Both students cite Dr. Owor’s support—and the efforts of other professors in the program—as a factor in their decision to study computer science, along with the career opportunities the program has opened up. In addition to the program at ASU, both students have used external resources like Corella, Interskill and IBM Z Xplore to develop mainframe skills.

Key Takeaways From SHARE

This spring, Sakura-Lemessy and Mills were among a group of seven students from ASU who attended SHARE Atlanta, an enterprise IT conference. Registration is free for students, and the college paid for each student’s hotel accommodations.

Dr. Owor gathers a group of students to go to the conference every year. “The students are always totally surprised by how big the mainframe is, how big the community is and how much they can do on the mainframe,” he says. “They come back from the conference so excited. And from then on, I don’t have to preach anymore. Once I take them to SHARE, they really understand what the mainframe is.”

SHARE Atlanta was the first time Sakura-Lemessy and Mills had experienced a tech conference. “It opened my horizon, seeing that mainframes are really just a platform and a tool for all the other stuff you want to do in computer science,” says Sakura-Lemessy.

Brushing shoulders with industry professionals was one of the biggest highlights for the students. Sakura-Lemessy notes, “You can actually see a person who does this for a living and just shake their hand and take their LinkedIn profile. And that really does a lot to kind of ground what you’re imagining when you can actually see and interact with someone who does that.” Mills adds that even seemingly small conversations with industry professionals made a big difference, helping him understand how he can apply his cybersecurity knowledge to the mainframe.

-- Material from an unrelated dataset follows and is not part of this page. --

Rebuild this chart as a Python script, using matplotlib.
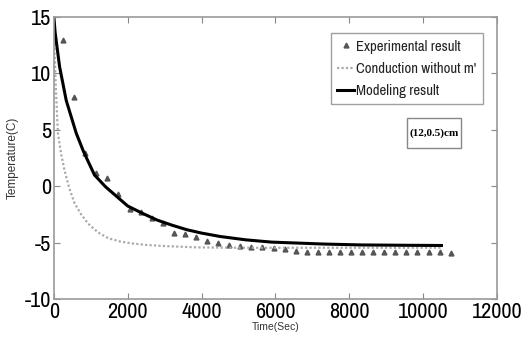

In addition to networking, the students had the chance to attend technical sessions at SHARE, which opened Sakura-Lemessy’s eyes to the wide range of possibilities in the mainframe ecosystem. She notes, “It was just getting there and going to some of the presentations when actually I began to realize … there’s a lot here that I actually could do. It is a lot bigger than I was assuming before.”

The students also came away from the conference with hands-on learning opportunities. Dr. Owor notes, “Most of the students who went to the SHARE conference have gotten opportunities as a result of connections and networks they established.”

Diversity in the Mainframe Ecosystem

In addition to training students in order to close the skills gap, Dr. Owor is working to bring more people from diverse backgrounds to the mainframe workforce. He explains, “I want to bring this diverse group into technology—and I want them specifically in computer science—and I want them specifically in mainframe, so that they can solve the next big challenges of the world, such as climate change, agriculture and food health, major health problems. All these problems are going to be solved by the computer.”

As a student in STEM at an HBCU, Sakura-Lemessy says there is a fair amount of imposter syndrome. “Sometimes you get so bogged down [by] the idea of what you don’t know that you start to forget what you actually do know and are capable of. So I really feel like what companies … really need to do is just be there to support us,” she says.

Sakura-Lemessy urges companies and universities to be present in conversations about diversity, offer hands-on training and mentorship—and think critically about why diversity is necessary. She adds, “Sometimes it feels more like it’s the concept that diversity would look good over, ‘We want to have diverse people in our boardrooms, in our companies, in our workspaces’… Helping us get there would really make a difference in showing us that we are capable of doing it. And there is a space for people like us in these industries.”

Mills notes that diversifying workforces not only benefits individuals, but the company and ecosystem as a whole. “It opens up a different perspective on how we tackle problems … [it’s] imperative that you not only look at something through one lens because the reality of it is there are a million different lenses on one different focal point. So, we’re all looking at something, but we all have a different way of how we solve a problem,” says Mills. “And that’s where diversity comes in, because the next person [may have a solution that’s not necessarily] better or worse, but it’s still a different solution than what you have.”

As more experienced mainframers are retiring from the platform or aging out of their careers, the need for new talent to replace them is always growing. “Why don’t we train this young, diverse group and bring them on board?” asks Dr. Owor. “That’s the challenge that I have.” Dr. Owor’s mission—bringing in and training new talent from diverse backgrounds—offers a two-fold solution to the growing skills gap and the need for more diversity in the technology landscape. And with bright, eager talent like Sakura-Lemessy and Mills entering the scene, the future looks promising.